Work instructions. Restate the listing that follows word for word, without its pictures.

☆ ☆ ☆ ☆

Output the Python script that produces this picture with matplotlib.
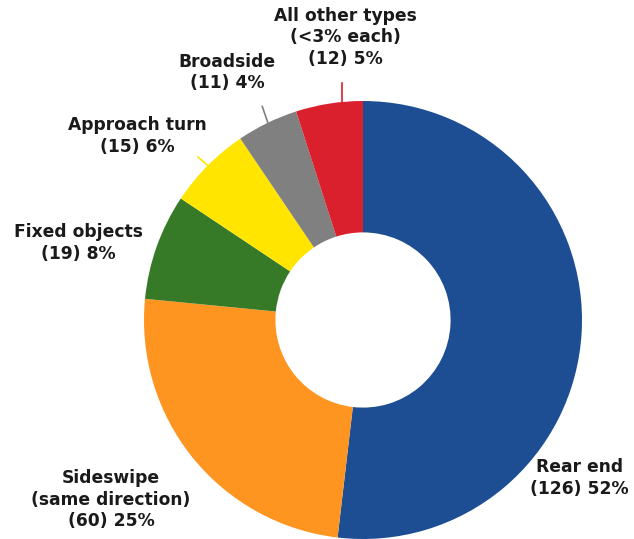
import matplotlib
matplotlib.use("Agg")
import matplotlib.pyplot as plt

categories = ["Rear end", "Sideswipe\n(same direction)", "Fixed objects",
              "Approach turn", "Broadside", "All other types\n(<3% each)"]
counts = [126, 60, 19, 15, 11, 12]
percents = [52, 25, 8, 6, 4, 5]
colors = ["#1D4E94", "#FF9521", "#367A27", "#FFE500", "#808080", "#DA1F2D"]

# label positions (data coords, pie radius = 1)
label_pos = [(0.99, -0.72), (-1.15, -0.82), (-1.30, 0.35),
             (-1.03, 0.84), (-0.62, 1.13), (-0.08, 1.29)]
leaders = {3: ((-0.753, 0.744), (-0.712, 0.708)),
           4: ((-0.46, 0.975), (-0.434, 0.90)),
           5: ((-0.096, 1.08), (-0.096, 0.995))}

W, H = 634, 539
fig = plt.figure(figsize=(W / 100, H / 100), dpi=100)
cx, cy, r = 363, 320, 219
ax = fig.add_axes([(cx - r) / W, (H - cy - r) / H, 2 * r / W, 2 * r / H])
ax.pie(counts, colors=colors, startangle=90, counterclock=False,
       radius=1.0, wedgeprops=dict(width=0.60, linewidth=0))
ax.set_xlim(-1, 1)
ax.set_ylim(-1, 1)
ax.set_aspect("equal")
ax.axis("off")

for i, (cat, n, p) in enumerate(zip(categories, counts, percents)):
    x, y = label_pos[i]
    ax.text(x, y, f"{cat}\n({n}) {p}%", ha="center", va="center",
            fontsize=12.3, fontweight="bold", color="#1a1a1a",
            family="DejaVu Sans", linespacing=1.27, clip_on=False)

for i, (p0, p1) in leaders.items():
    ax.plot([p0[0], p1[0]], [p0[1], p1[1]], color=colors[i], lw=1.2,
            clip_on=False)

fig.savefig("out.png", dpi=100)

☆ ☆ ☆ ☆

Task output.
Output the Python script that produces this picture with matplotlib.
import matplotlib
matplotlib.use("Agg")
import matplotlib.pyplot as plt

categories = ["Rear end", "Sideswipe\n(same direction)", "Fixed objects",
              "Approach turn", "Broadside", "All other types\n(<3% each)"]
counts = [126, 60, 19, 15, 11, 12]
percents = [52, 25, 8, 6, 4, 5]
colors = ["#1D4E94", "#FF9521", "#367A27", "#FFE500", "#808080", "#DA1F2D"]

# label positions (data coords, pie radius = 1)
label_pos = [(0.99, -0.72), (-1.15, -0.82), (-1.30, 0.35),
             (-1.03, 0.84), (-0.62, 1.13), (-0.08, 1.29)]
leaders = {3: ((-0.753, 0.744), (-0.712, 0.708)),
           4: ((-0.46, 0.975), (-0.434, 0.90)),
           5: ((-0.096, 1.08), (-0.096, 0.995))}

W, H = 634, 539
fig = plt.figure(figsize=(W / 100, H / 100), dpi=100)
cx, cy, r = 363, 320, 219
ax = fig.add_axes([(cx - r) / W, (H - cy - r) / H, 2 * r / W, 2 * r / H])
ax.pie(counts, colors=colors, startangle=90, counterclock=False,
       radius=1.0, wedgeprops=dict(width=0.60, linewidth=0))
ax.set_xlim(-1, 1)
ax.set_ylim(-1, 1)
ax.set_aspect("equal")
ax.axis("off")

for i, (cat, n, p) in enumerate(zip(categories, counts, percents)):
    x, y = label_pos[i]
    ax.text(x, y, f"{cat}\n({n}) {p}%", ha="center", va="center",
            fontsize=12.3, fontweight="bold", color="#1a1a1a",
            family="DejaVu Sans", linespacing=1.27, clip_on=False)

for i, (p0, p1) in leaders.items():
    ax.plot([p0[0], p1[0]], [p0[1], p1[1]], color=colors[i], lw=1.2,
            clip_on=False)

fig.savefig("out.png", dpi=100)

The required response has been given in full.